4 Challenges in Downloading Historical Newspaper Articles
Jul 27, 2013 12:48 pm | By: Kenneth R Marks
I have been researching online historical newspaper sites for several years, both the free ones as well as the subscription-based sites.Their capabilities, independent of the size and quality of their scanned collections, break down into two parts:
- How do you search the site and find "stuff"
- How do you download and save the articles that you find
This post is all about the second part - how do you download and save materials. Many of these sites use different underlying base software and they all are quite different in their approach to providing a download capability.
Among the variations that I have found are several methods provided or suggested:
- Download a .pdf of the page that contains your desired article
- Download a .jpg of the page that contains your desired article
- Use a software snipping tool such as the Windows 7 "Snipping Tool" or some commercial offerings, such as SnagIt, Shutter, Jing, etc. There are many of these tools.
- The newspaper library software will snip the article for you and present it as a "whole" article.
- The newspaper library software will snip the article for you and present it in several pieces that comprise the entire article, such as the headline, and each paragraph as an independent .jpg file
The concern with all of these methods is "How do you end up with a complete article that is large enough to read or is zoomable?"
The 4 challenges are presented below with visual examples: Highlights
- almost every online site presents the selected article after a search with highlighted search terms like these:
So, depending on the capabilities provided by the site software, make sure that if you do NOT want to download the article with the highlighted text, that you download the article the way that you want it. There is always a way to get the article without the highlights. You can experiment with the software or just check some of the many tutorials I have created for the repository of interest.
Chopped Up Articles - A few of the sites will present the article in a "chopped up" format, depending on the length of the article. Usually the title or headline is separated from the text, and if it is a long article, there may be several parts. For example:
So just like your need to concern yourself with downloading highlighted text, you will need to be careful with downloading articles that are broken up, as in the examples. It is always safest to download the article (or entire page) in .pdf format and crop to your liking later. With .pdf formats you can always zoom to the size you desire and then crop or snip the article in one piece.

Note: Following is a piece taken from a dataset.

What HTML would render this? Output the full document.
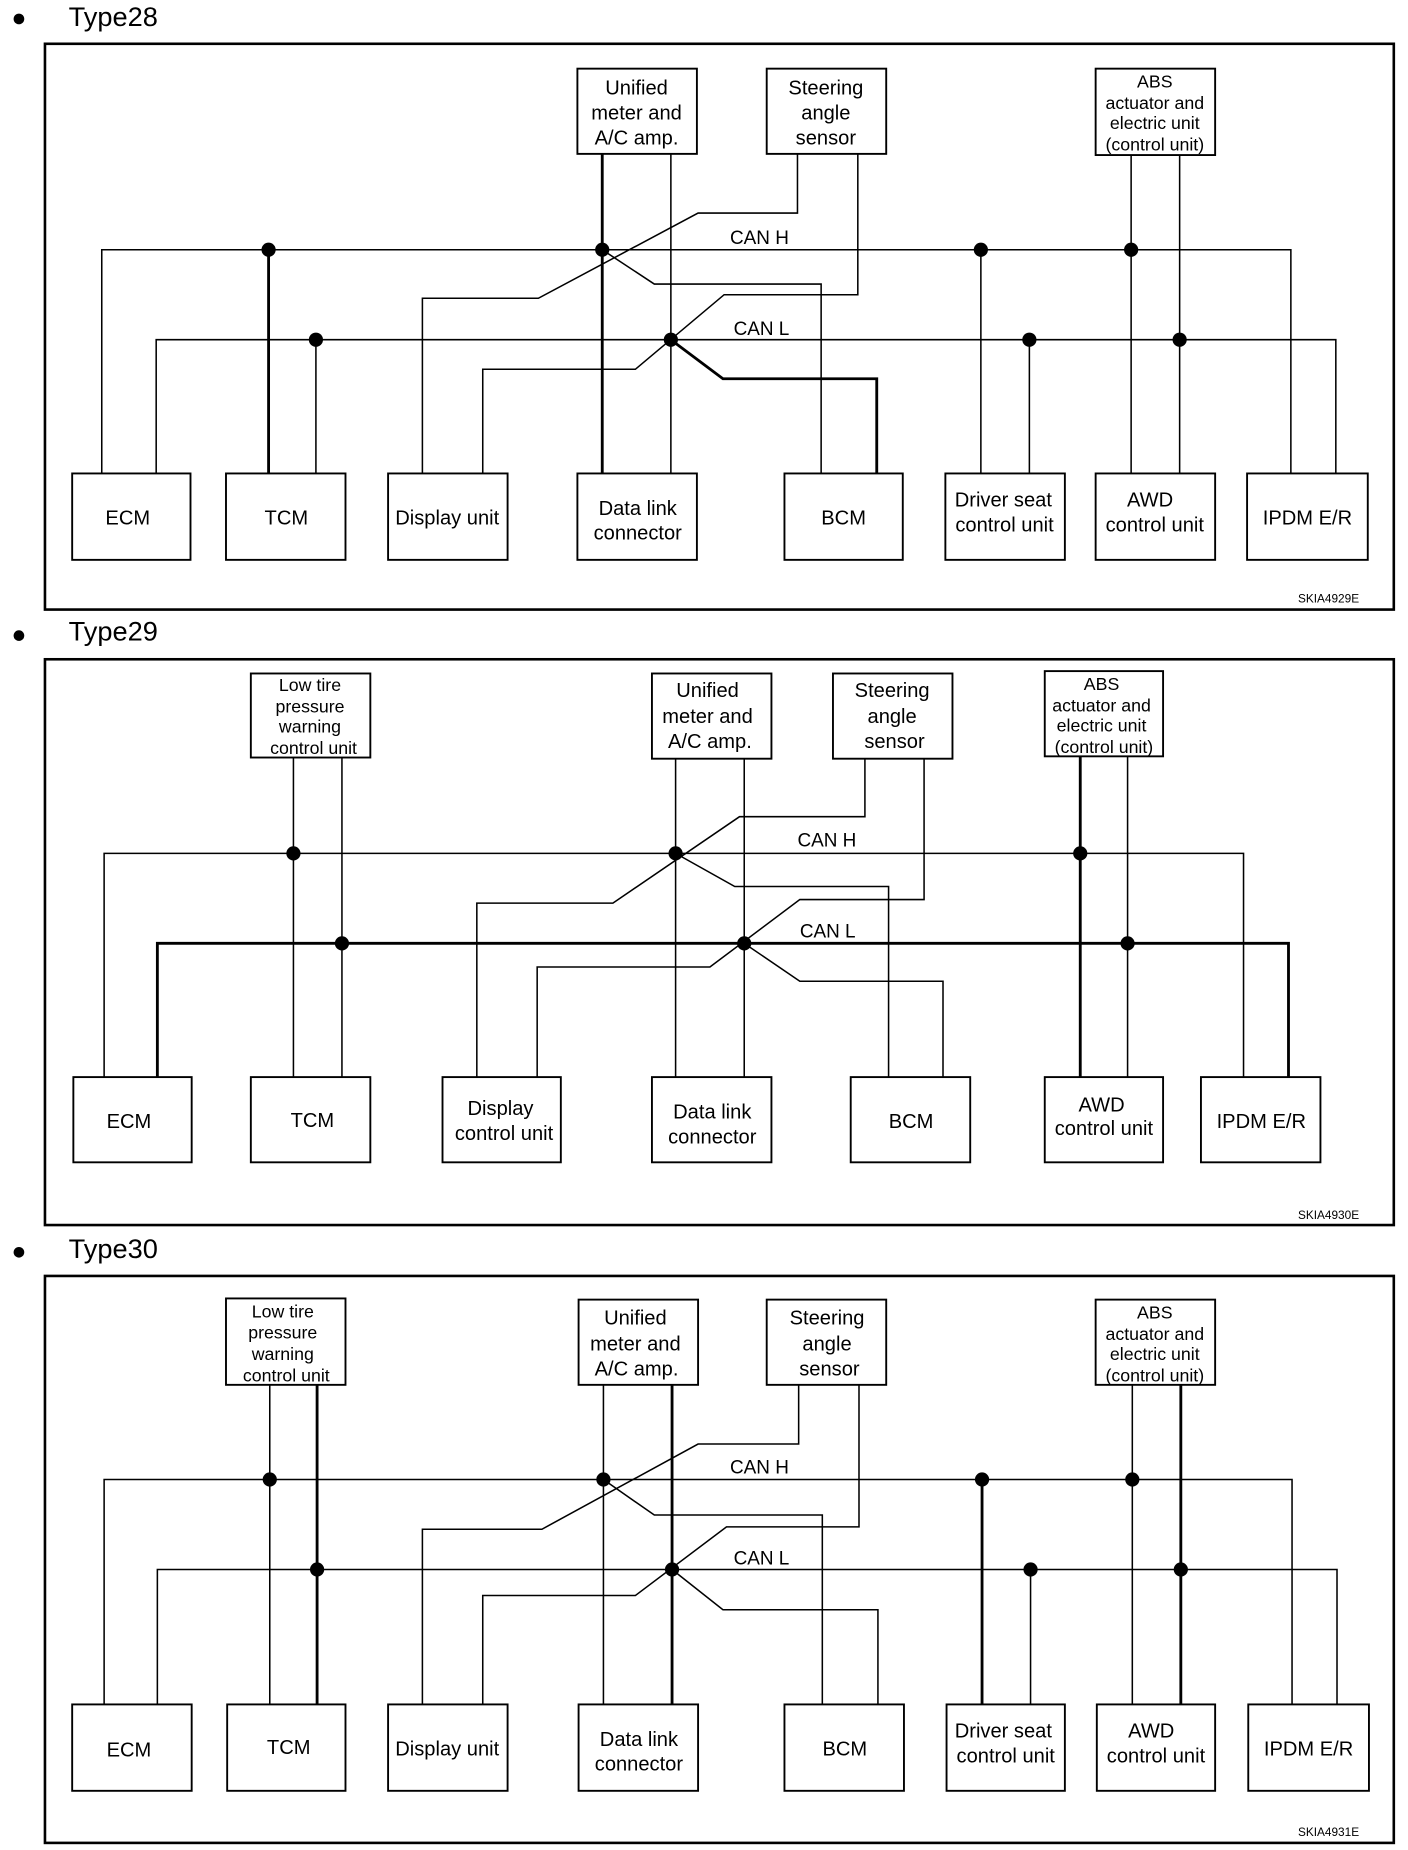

The Article is Too Small - this is the challenge that requires the most forethought when saving the article for later use. Much of the time, the repository software will allow you to download or snip articles in several different ways. Unfortunately, if you do not check your downloaded image before you leave the site, you might be disappointed in the size or the quality of said download. Make sure that it is either zoomable after the download or if not, that the article is zoomed to a readable size prior to downloading. Also, if it is too small when downloaded, depending on how the site prepares the clipping, zooming later may degrade the quality so that when zoomed, it is so fuzzy that you can't read it.
Just like the other challenges, forethought will lead to the best results. It is always safest to download the article (or entire page) in .pdf format and crop to your liking later. With .pdf formats you can always zoom to the size you desire and then crop or snip the article in one piece.
Oops, I Forgot the Citation - This is easily the biggest mistake one can make and creates many "smack your head" moments. When I first started searching newspapers, I got so excited when I found an article about one of my ancestors that told more of his or her life story - that I just downloaded the article and did not record the details about the newspaper that I found it in. In order for me to find the article again for those that I discovered online - I will have to perform all those searches again. Many of the repositories have a function or a link where the source details are presented. Here is an example from The Missouri Digital Newspaper collection:
In this example. the left image shows you the name of the newspaper and date of publication. In order to obtain more details, the link "View Description" when clicked will yield the image on the right, which contains much more information.
The moral of the story is that online newspaper collections can be an incredibly valuable tool for you family history and genealogy research. Fortunately, much of what is written above and the challenges presented are not huge to overcome. Just think ahead and make sure that the articles that you download are readable and in a format and size that pleases you and your future readers. And make sure you document where the articles came from!